• [WHAT THE TASK ASKS]
Write out again, word for word, the lines below from the line that holds "Convert this diagram to TikZ code." through the line that holds "(end) at (494,365.5)", omitting pictures.
### MATERIAL SHOWN
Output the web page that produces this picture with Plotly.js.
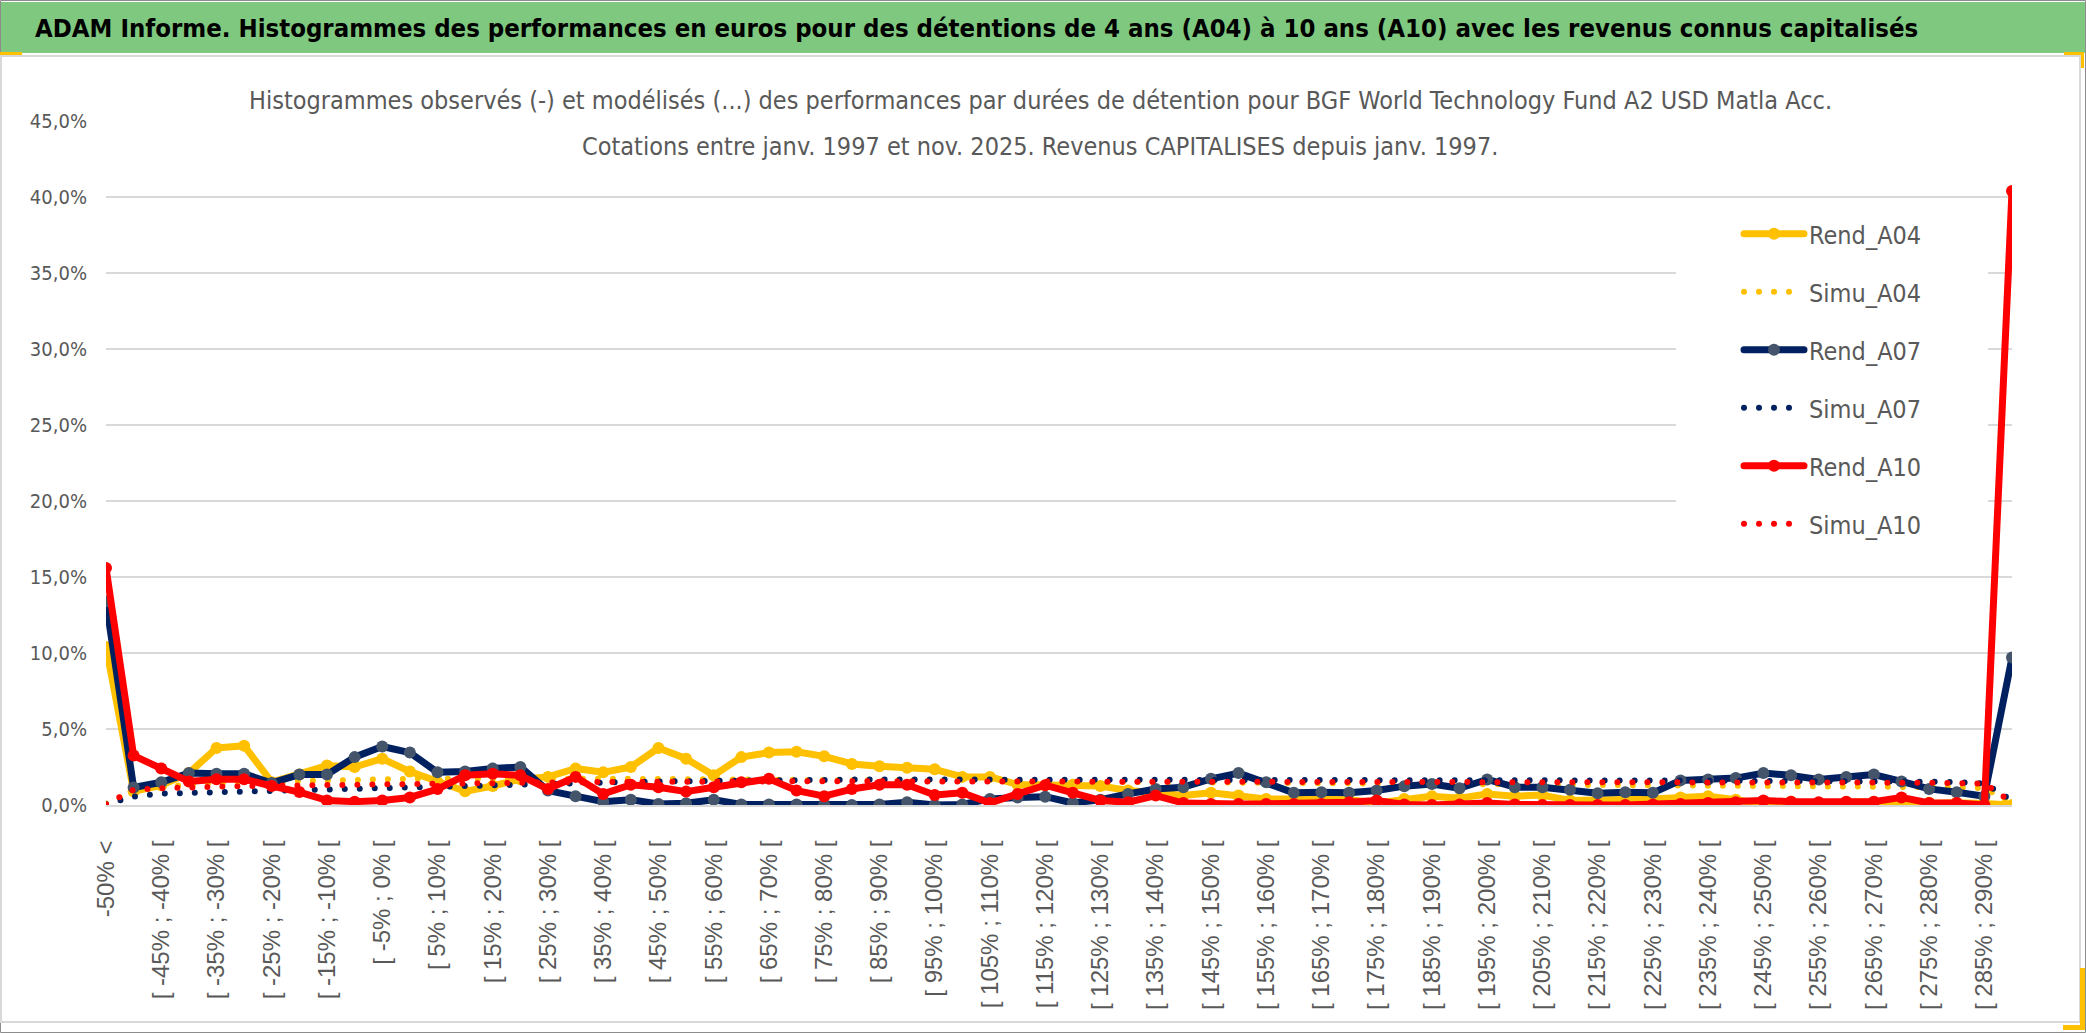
<!DOCTYPE html>
<html>
<head>
<meta charset="utf-8">
<script src="https://cdn.plot.ly/plotly-3.0.1.min.js"></script>
<style>
  html, body { margin: 0; padding: 0; background: #fff; }
  #chart { width: 2086px; height: 1033px; }
</style>
</head>
<body>
<div id="chart"></div>
<script>
// categories (classes de performance)
var categories = [
  "-50% <", "[ -50% ; -45% [", "[ -45% ; -40% [", "[ -40% ; -35% [", "[ -35% ; -30% [",
  "[ -30% ; -25% [", "[ -25% ; -20% [", "[ -20% ; -15% [", "[ -15% ; -10% [", "[ -10% ; -5% [",
  "[ -5% ; 0% [", "[ 0% ; 5% [", "[ 5% ; 10% [", "[ 10% ; 15% [", "[ 15% ; 20% [",
  "[ 20% ; 25% [", "[ 25% ; 30% [", "[ 30% ; 35% [", "[ 35% ; 40% [", "[ 40% ; 45% [",
  "[ 45% ; 50% [", "[ 50% ; 55% [", "[ 55% ; 60% [", "[ 60% ; 65% [", "[ 65% ; 70% [",
  "[ 70% ; 75% [", "[ 75% ; 80% [", "[ 80% ; 85% [", "[ 85% ; 90% [", "[ 90% ; 95% [",
  "[ 95% ; 100% [", "[ 100% ; 105% [", "[ 105% ; 110% [", "[ 110% ; 115% [", "[ 115% ; 120% [",
  "[ 120% ; 125% [", "[ 125% ; 130% [", "[ 130% ; 135% [", "[ 135% ; 140% [", "[ 140% ; 145% [",
  "[ 145% ; 150% [", "[ 150% ; 155% [", "[ 155% ; 160% [", "[ 160% ; 165% [", "[ 165% ; 170% [",
  "[ 170% ; 175% [", "[ 175% ; 180% [", "[ 180% ; 185% [", "[ 185% ; 190% [", "[ 190% ; 195% [",
  "[ 195% ; 200% [", "[ 200% ; 205% [", "[ 205% ; 210% [", "[ 210% ; 215% [", "[ 215% ; 220% [",
  "[ 220% ; 225% [", "[ 225% ; 230% [", "[ 230% ; 235% [", "[ 235% ; 240% [", "[ 240% ; 245% [",
  "[ 245% ; 250% [", "[ 250% ; 255% [", "[ 255% ; 260% [", "[ 260% ; 265% [", "[ 265% ; 270% [",
  "[ 270% ; 275% [", "[ 275% ; 280% [", "[ 280% ; 285% [", "[ 285% ; 290% [", "> 290%"
];

// observed histograms (%)
var rendA04 = [
  10.4, 0.9, 1.3, 2.1, 3.75, 3.9, 1.5, 2.0, 2.6, 2.5,
  3.05, 2.2, 1.5, 0.9, 1.25, 1.7, 1.85, 2.4, 2.15, 2.5,
  3.75, 3.05, 1.95, 3.15, 3.45, 3.5, 3.2, 2.7, 2.55, 2.45,
  2.35, 1.85, 1.85, 1.35, 1.3, 1.33, 1.25, 0.95, 0.75, 0.62,
  0.8, 0.62, 0.4, 0.4, 0.35, 0.35, 0.13, 0.4, 0.58, 0.45,
  0.72, 0.58, 0.65, 0.3, 0.3, 0.4, 0.4, 0.5, 0.58, 0.35,
  0.07, 0.22, 0.08, 0.2, 0.2, 0.05, 0.15, 0.15, 0.1, 0.0
];
var rendA07 = [
  13.4, 1.15, 1.5, 2.1, 2.05, 2.05, 1.45, 2.0, 2.0, 3.15,
  3.85, 3.45, 2.15, 2.2, 2.4, 2.5, 0.95, 0.58, 0.22, 0.35,
  0.07, 0.11, 0.35, 0.04, 0.04, 0.04, 0.04, 0.0, 0.04, 0.18,
  0.0, 0.04, 0.4, 0.5, 0.55, 0.13, 0.35, 0.73, 1.05, 1.17,
  1.72, 2.1, 1.5, 0.8, 0.84, 0.8, 0.95, 1.24, 1.38, 1.1,
  1.68, 1.17, 1.17, 1.0, 0.77, 0.84, 0.8, 1.62, 1.68, 1.77,
  2.1, 1.95, 1.68, 1.84, 2.0, 1.55, 1.06, 0.84, 0.58, 9.7
];
var rendA10 = [
  15.6, 3.25, 2.4, 1.55, 1.7, 1.7, 1.25, 0.85, 0.3, 0.22,
  0.3, 0.5, 1.05, 1.95, 2.05, 1.95, 1.05, 1.85, 0.73, 1.33,
  1.17, 0.88, 1.17, 1.5, 1.72, 0.95, 0.58, 1.05, 1.33, 1.33,
  0.66, 0.8, 0.13, 0.73, 1.3, 0.8, 0.3, 0.18, 0.62, 0.13,
  0.07, 0.07, 0.07, 0.07, 0.07, 0.18, 0.3, 0.04, 0.0, 0.04,
  0.13, 0.04, 0.0, 0.0, 0.0, 0.0, 0.04, 0.07, 0.13, 0.18,
  0.3, 0.22, 0.18, 0.22, 0.22, 0.5, 0.13, 0.13, 0.0, 40.4
];

// modelled histograms (%)
var simuA04 = [
  0.1, 0.9, 1.2, 1.35, 1.45, 1.5, 1.55, 1.6, 1.62, 1.66,
  1.7, 1.72, 1.73, 1.74, 1.74, 1.74, 1.73, 1.73, 1.72, 1.72,
  1.71, 1.7, 1.7, 1.69, 1.68, 1.67, 1.66, 1.65, 1.64, 1.63,
  1.62, 1.61, 1.6, 1.59, 1.58, 1.57, 1.55, 1.54, 1.52, 1.5,
  1.49, 1.47, 1.45, 1.44, 1.42, 1.41, 1.39, 1.38, 1.37, 1.35,
  1.34, 1.33, 1.32, 1.3, 1.29, 1.28, 1.27, 1.26, 1.25, 1.24,
  1.23, 1.22, 1.21, 1.2, 1.2, 1.19, 1.18, 1.17, 1.1, 0.1
];
var simuA07 = [
  0.05, 0.55, 0.75, 0.8, 0.85, 0.9, 0.95, 1.0, 1.05, 1.1,
  1.15, 1.2, 1.25, 1.3, 1.33, 1.37, 1.4, 1.45, 1.5, 1.52,
  1.55, 1.58, 1.6, 1.62, 1.64, 1.65, 1.66, 1.67, 1.68, 1.68,
  1.69, 1.69, 1.7, 1.7, 1.7, 1.7, 1.7, 1.7, 1.7, 1.7,
  1.7, 1.69, 1.69, 1.69, 1.68, 1.68, 1.67, 1.67, 1.66, 1.66,
  1.65, 1.65, 1.64, 1.63, 1.63, 1.62, 1.61, 1.61, 1.6, 1.6,
  1.59, 1.58, 1.58, 1.57, 1.56, 1.55, 1.53, 1.5, 1.42, 0.3
];
var simuA10 = [
  0.05, 1.0, 1.1, 1.17, 1.22, 1.25, 1.27, 1.3, 1.32, 1.34,
  1.36, 1.38, 1.4, 1.42, 1.44, 1.46, 1.48, 1.5, 1.52, 1.53,
  1.54, 1.55, 1.55, 1.56, 1.56, 1.56, 1.56, 1.56, 1.56, 1.56,
  1.56, 1.56, 1.56, 1.56, 1.56, 1.55, 1.55, 1.55, 1.55, 1.55,
  1.55, 1.54, 1.54, 1.54, 1.54, 1.53, 1.53, 1.53, 1.53, 1.52,
  1.52, 1.52, 1.51, 1.51, 1.51, 1.5, 1.5, 1.5, 1.5, 1.49,
  1.49, 1.49, 1.48, 1.48, 1.47, 1.47, 1.46, 1.45, 1.4, 0.2
];

var yTicks = [0, 5, 10, 15, 20, 25, 30, 35, 40, 45];
var yTickText = ['0,0%', '5,0%', '10,0%', '15,0%', '20,0%', '25,0%', '30,0%', '35,0%', '40,0%', '45,0%'];

var NARROW = '"Liberation Sans Narrow", "DejaVu Sans Condensed", "Liberation Sans", sans-serif';
var SANS = '"Liberation Sans", Arial, sans-serif';
var GREY = '#595959';

// page pixels -> paper coords
var W = 2086, H = 1033;
var M = {l: 106, r: 74, t: 121, b: 228};
function px(x) { return (x - M.l) / (W - M.l - M.r); }
function py(y) { return (H - M.b - y) / (H - M.t - M.b); }

function rend(name, y, color, markerColor) {
  return {
    x: categories, y: y, name: name, legendgroup: name,
    type: 'scatter', mode: 'lines+markers',
    line: {color: color, width: 7},
    marker: {color: markerColor, size: 12}
  };
}
function simu(name, y, color) {
  return {
    x: categories, y: y, name: name, legendgroup: name,
    type: 'scatter', mode: 'lines',
    line: {color: color, width: 6, dash: '6px,9px'}
  };
}

var data = [
  rend('Rend_A04', rendA04, '#FFC000', '#FFC000'),
  simu('Simu_A04', simuA04, '#FFC000'),
  rend('Rend_A07', rendA07, '#002060', '#44546A'),
  simu('Simu_A07', simuA07, '#002060'),
  rend('Rend_A10', rendA10, '#FF0000', '#FF0000'),
  simu('Simu_A10', simuA10, '#FF0000')
];

function rect(x0, y0, x1, y1, fill, line) {
  return {
    type: 'rect', xref: 'paper', yref: 'paper', layer: 'above',
    x0: px(x0), x1: px(x1), y0: py(y0), y1: py(y1),
    fillcolor: fill || 'rgba(0,0,0,0)',
    line: line || {width: 0}
  };
}

var layout = {
  width: W, height: H,
  margin: M,
  paper_bgcolor: '#fff', plot_bgcolor: '#fff',
  separators: ', ',
  showlegend: true,
  hovermode: false,
  xaxis: {
    type: 'category', range: [0, 69],
    tickmode: 'linear', tick0: 0, dtick: 2,
    tickangle: -90, ticks: '', ticklabelstandoff: 24,
    tickfont: {family: SANS, size: 24, color: GREY},
    showgrid: false, zeroline: false,
    showline: true, linecolor: '#d9d9d9', linewidth: 2,
    automargin: false, fixedrange: true
  },
  xaxis2: {
    overlaying: 'x', type: 'linear', range: [0, 69],
    tickmode: 'linear', tick0: 0, dtick: 4,
    showticklabels: false, ticks: '',
    showgrid: true, gridcolor: '#d9d9d9', gridwidth: 2,
    zeroline: false, showline: false, fixedrange: true
  },
  yaxis: {
    range: [0, 45], tickmode: 'array', tickvals: yTicks, ticktext: yTickText,
    ticks: '', ticklabelstandoff: 18,
    tickfont: {family: NARROW, size: 20, color: GREY},
    showgrid: true, gridcolor: '#d9d9d9', gridwidth: 2,
    zeroline: false, showline: false,
    automargin: false, fixedrange: true
  },
  legend: {
    x: px(1739), xanchor: 'left',
    y: py(211), yanchor: 'top',
    bgcolor: '#fff', borderwidth: 0,
    font: {family: NARROW, size: 25, color: GREY},
    itemwidth: 60, traceorder: 'grouped', tracegroupgap: 22.5
  },
  shapes: [
    rect(0.5, 0.5, 2085.5, 1032.5, null, {color: '#8c8c8c', width: 1}),
    rect(1, 2, 2085, 53, '#7ec87f'),
    rect(1, 56, 2080, 1022, null, {color: '#d9d9d9', width: 2}),
    rect(247, 84, 1833, 165, '#fff'),
    rect(1676, 205, 1988, 550, '#fff'),
    rect(0, 52, 22, 55, '#FFC000'),
    rect(2064, 52, 2084, 55, '#FFC000'),
    rect(2081, 52, 2084, 68, '#FFC000'),
    rect(2080, 968, 2085, 1030, '#FFC000'),
    rect(2063, 1025, 2085, 1030, '#FFC000')
  ],
  annotations: [
    {
      xref: 'paper', yref: 'paper', x: px(33), y: py(28),
      xanchor: 'left', yanchor: 'middle', showarrow: false,
      text: 'ADAM Informe. Histogrammes des performances en euros pour des détentions de 4 ans (A04) à 10 ans (A10) avec les revenus connus capitalisés',
      font: {family: NARROW, size: 25.5, color: '#000', weight: 'bold'}
    },
    {
      xref: 'paper', yref: 'paper', x: px(1040), y: py(100),
      xanchor: 'center', yanchor: 'middle', showarrow: false,
      text: 'Histogrammes observés (-) et modélisés (...) des performances par durées de détention pour BGF World Technology Fund A2 USD Matla Acc.',
      font: {family: NARROW, size: 25, color: GREY}
    },
    {
      xref: 'paper', yref: 'paper', x: px(1040), y: py(147),
      xanchor: 'center', yanchor: 'middle', showarrow: false,
      text: 'Cotations entre janv. 1997 et nov. 2025. Revenus CAPITALISES depuis janv. 1997.',
      font: {family: NARROW, size: 25, color: GREY}
    }
  ]
};

Plotly.newPlot('chart', data, layout, {displayModeBar: false, staticPlot: true}).then(function(gd) {
  // round line ends, like the spreadsheet's dotted series
  gd.querySelectorAll('path.js-line').forEach(function(p) {
    p.style.strokeLinecap = 'round';
    p.style.strokeLinejoin = 'round';
    if (p.style.strokeDasharray && p.style.strokeDasharray !== 'none') {
      p.style.strokeDasharray = '0px, 15px';
    }
  });
});
</script>
</body>
</html>
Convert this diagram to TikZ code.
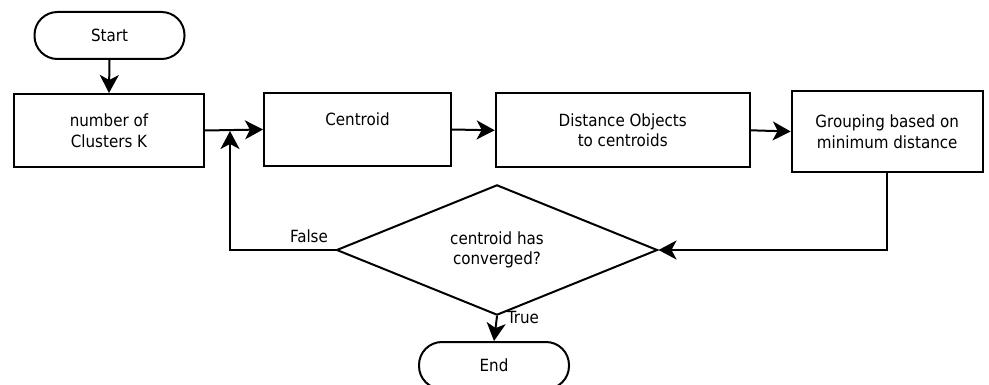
\documentclass[tikz,border=0pt]{standalone}
\usepackage{fontspec}
\setmainfont{DejaVu Sans Condensed}
\usetikzlibrary{arrows.meta,shapes.geometric}
\begin{document}
\begin{tikzpicture}[x=1pt,y=-1pt,
  every node/.style={font=\fontsize{16.8}{20.5}\selectfont},
  box/.style={draw,line width=2pt,rectangle,inner sep=0pt,align=center},
  terminal/.style={draw,line width=2pt,rectangle,rounded corners=23pt,
    minimum width=150pt,minimum height=47pt,inner sep=0pt},
  decision/.style={draw,line width=2pt,diamond,inner sep=0pt,align=center,
    minimum width=321pt,minimum height=100pt},
  flow/.style={line width=2pt,-{Stealth[length=18pt,width=19pt,inset=5pt]}},
  wire/.style={line width=2pt}]
\clip (0,0) rectangle (989,385);
\useasboundingbox (0,0) rectangle (989,385);

% terminals
\node[terminal] (start) at (109.5,35.5) {Start};
\node[terminal] (end) at (494,365.5) {End};

% process steps
\node[box,minimum width=190pt,minimum height=73pt] (k) at (109,130.5)
  {number of\\Clusters K};
\node[box,minimum width=187pt,minimum height=73pt] (cen) at (357.5,129.5) {};
\node (cenlabel) at ([yshift=10pt]cen.center) {Centroid};
\node[box,minimum width=254pt,minimum height=74pt] (dist) at (622.7,130.3)
  {Distance Objects\\to centroids};
\node[box,minimum width=191pt,minimum height=81pt] (grp) at (887.2,131.5)
  {Grouping based on\\minimum distance};

% convergence test
\node[decision] (dec) at (497,250) {centroid has\\converged?};

% loop-back points
\coordinate (corner) at (230,250);
\coordinate (join) at (230,131);

% connectors
\draw[flow] (start.south) -- (k.north);
\draw[flow] (k.east) -- (cen.west);
\draw[flow] (cen.east) -- (dist.west);
\draw[flow] (dist.east) -- (grp.west);
\draw[flow] (grp.south) |- (dec.east);
\draw[flow] (dec.west) -- (corner) -- (join);
\draw[flow] (dec.south) -- (end.north);

% branch labels
\node (false) at (309,236) {False};
\node (true) at (523,317) {True};
\end{tikzpicture}
\end{document}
######
• [THE ANSWER]
Convert this diagram to TikZ code.
\documentclass[tikz,border=0pt]{standalone}
\usepackage{fontspec}
\setmainfont{DejaVu Sans Condensed}
\usetikzlibrary{arrows.meta,shapes.geometric}
\begin{document}
\begin{tikzpicture}[x=1pt,y=-1pt,
  every node/.style={font=\fontsize{16.8}{20.5}\selectfont},
  box/.style={draw,line width=2pt,rectangle,inner sep=0pt,align=center},
  terminal/.style={draw,line width=2pt,rectangle,rounded corners=23pt,
    minimum width=150pt,minimum height=47pt,inner sep=0pt},
  decision/.style={draw,line width=2pt,diamond,inner sep=0pt,align=center,
    minimum width=321pt,minimum height=100pt},
  flow/.style={line width=2pt,-{Stealth[length=18pt,width=19pt,inset=5pt]}},
  wire/.style={line width=2pt}]
\clip (0,0) rectangle (989,385);
\useasboundingbox (0,0) rectangle (989,385);

% terminals
\node[terminal] (start) at (109.5,35.5) {Start};
\node[terminal] (end) at (494,365.5) {End};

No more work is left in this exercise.